Oh, I could sling opinions about every one of the events cited above — some were unfortunate — but it would matter only if I could discern a pattern that illuminates Obama's presidency. The most obvious pattern, however, is the media's tendency to get overwrought about almost anything. Why, for example, is the 20th anniversary of the Berlin Wall demolition so crucial that it requires a President's presence? Which recent U.S. President has gotten the Chinese to agree to anything big? (In fact, Obama has secured significant diplomatic cooperation from the Chinese on North Korea, Afghanistan and Pakistan.) Was his deep bow indicative of anything other than his physical fitness? (My midsection, sadly, prevents the appearance of obsequiousness in such circumstances.)
Stepping back a bit, I do see a metapattern that extends over the 40 years since Richard Nixon's Southern strategy began the drift toward more ideological political parties: Democrats have tough first years in the presidency. Of the past seven Presidents, the two Bushes rank at the top in popularity after one year, while Obama and Bill Clinton rank at the bottom, with Jimmy Carter close by. There is a reason for that. Democrats come to office eager to govern the heck out of the country. They take on impossible issues, like budget-balancing and health care reform. They run into roadblocks — from their own unruly ranks as well as from Republicans. They get lost in the details. A tax cut is much easier to explain than a tax increase. A foreign policy based in bluster — railing against an "axis of evil" — is easier to sell than a foreign policy based in nuance. Of course, external events count a lot: the ratings of Bushes I and II were bolstered, respectively, by the disintegration of the Soviet Union and the flattening of the World Trade Center. Reagan's rating — 53% and headed south — was dampened by a deepening recession.

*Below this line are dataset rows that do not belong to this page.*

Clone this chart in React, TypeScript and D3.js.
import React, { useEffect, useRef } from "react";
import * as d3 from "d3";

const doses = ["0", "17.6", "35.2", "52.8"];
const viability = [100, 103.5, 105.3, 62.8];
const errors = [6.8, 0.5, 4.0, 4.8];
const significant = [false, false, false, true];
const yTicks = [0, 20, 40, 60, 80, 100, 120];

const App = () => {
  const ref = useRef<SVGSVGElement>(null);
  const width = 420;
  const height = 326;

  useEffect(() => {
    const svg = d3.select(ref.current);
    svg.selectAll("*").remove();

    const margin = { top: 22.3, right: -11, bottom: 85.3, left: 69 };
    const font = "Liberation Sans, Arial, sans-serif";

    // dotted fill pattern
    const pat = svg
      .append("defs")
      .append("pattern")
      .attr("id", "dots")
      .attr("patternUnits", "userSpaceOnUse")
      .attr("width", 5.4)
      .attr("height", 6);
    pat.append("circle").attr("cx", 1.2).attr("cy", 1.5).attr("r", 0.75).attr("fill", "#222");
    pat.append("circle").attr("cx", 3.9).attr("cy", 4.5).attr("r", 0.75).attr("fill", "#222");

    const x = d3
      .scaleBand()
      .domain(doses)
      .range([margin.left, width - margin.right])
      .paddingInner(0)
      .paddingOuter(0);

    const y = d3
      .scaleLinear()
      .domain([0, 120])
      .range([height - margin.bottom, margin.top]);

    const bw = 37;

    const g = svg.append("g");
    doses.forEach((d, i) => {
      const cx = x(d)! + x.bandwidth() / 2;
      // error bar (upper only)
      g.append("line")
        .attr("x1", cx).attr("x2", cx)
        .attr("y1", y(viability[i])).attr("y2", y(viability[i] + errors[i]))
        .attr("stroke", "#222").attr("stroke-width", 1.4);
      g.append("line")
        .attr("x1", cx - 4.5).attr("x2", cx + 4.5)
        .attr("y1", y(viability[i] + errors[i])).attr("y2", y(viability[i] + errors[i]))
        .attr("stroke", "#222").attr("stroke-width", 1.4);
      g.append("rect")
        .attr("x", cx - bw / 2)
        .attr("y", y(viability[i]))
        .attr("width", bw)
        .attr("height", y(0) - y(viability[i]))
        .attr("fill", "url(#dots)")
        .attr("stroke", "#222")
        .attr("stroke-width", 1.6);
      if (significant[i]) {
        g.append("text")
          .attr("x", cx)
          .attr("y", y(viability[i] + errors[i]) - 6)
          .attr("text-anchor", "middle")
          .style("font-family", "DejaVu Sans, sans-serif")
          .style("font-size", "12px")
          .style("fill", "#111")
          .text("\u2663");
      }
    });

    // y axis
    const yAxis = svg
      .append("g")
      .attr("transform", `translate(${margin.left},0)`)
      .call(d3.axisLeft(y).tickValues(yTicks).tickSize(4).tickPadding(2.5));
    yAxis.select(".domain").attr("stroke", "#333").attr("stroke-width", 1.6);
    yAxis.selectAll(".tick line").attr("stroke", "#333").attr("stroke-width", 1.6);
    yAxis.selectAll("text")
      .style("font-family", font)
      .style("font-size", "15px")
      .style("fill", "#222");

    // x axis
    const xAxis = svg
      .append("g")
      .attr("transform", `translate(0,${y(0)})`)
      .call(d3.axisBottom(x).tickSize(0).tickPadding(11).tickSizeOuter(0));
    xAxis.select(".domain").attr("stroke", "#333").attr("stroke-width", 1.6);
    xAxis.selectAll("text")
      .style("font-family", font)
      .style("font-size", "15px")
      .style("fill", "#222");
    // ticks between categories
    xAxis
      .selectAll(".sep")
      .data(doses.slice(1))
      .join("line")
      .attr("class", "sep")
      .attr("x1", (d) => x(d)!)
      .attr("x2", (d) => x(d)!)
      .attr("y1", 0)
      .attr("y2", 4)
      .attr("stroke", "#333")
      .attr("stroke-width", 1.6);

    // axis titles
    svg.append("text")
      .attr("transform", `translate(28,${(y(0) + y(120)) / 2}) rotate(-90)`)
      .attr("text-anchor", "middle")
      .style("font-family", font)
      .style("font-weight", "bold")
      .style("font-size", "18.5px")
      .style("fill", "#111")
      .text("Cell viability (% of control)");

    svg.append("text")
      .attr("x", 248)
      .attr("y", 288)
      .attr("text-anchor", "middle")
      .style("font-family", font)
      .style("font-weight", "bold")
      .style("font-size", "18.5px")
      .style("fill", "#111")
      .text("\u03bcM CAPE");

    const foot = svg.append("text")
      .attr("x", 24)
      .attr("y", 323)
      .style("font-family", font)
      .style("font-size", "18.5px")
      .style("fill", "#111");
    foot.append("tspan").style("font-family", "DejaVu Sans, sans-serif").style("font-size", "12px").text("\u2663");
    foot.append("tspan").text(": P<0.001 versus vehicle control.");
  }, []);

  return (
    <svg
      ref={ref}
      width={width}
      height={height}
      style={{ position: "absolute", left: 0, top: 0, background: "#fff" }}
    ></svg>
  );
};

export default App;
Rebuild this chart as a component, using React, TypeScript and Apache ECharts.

So it is way too early to make pronouncements on Obama's fate. One pattern that can be limned from the recent overseas controversies is that this President has a tendency to err in the direction of respect toward other countries. This is a witting reaction to the Bush Administration's tendency to diss our allies and insult — or invade — our enemies. It is a long game, which will yield results, or not, over time. After a first year spent demonstrating a new comity, Obama has gained the global credibility to get tough — on Iran, for example — in his second year. But the real evaluation of Obama's debut must wait for the results of the two biggest problems he's tackling: his decision on Afghanistan and the congressional attempt to pass health care reform. And even here, it will be difficult to render judgment immediately — as difficult as it was to judge Clinton's decision to spend his political capital on deficit reduction in his 1993 economic plan, a triumph that didn't become apparent for nearly five years.
The one Asian image that resonates with me isn't the bow, but the President alone on the Great Wall. That image — the noble loner — is clearly one the White House wants to project. But it raises the specter of isolation. Most Presidents have a significant other when it comes to policy. Bush Junior had Cheney; Clinton had Hillary; Bush the Elder had James Baker; Nixon had Kissinger. Obama's conservative critics poke fun at his overweening ego, but I suspect that the President's need to find an alter ego, an intellectual equal — in addition to the First Lady — who can challenge his decisions and demeanor (in private, with the bark off), is the biggest adjustment he has to make now.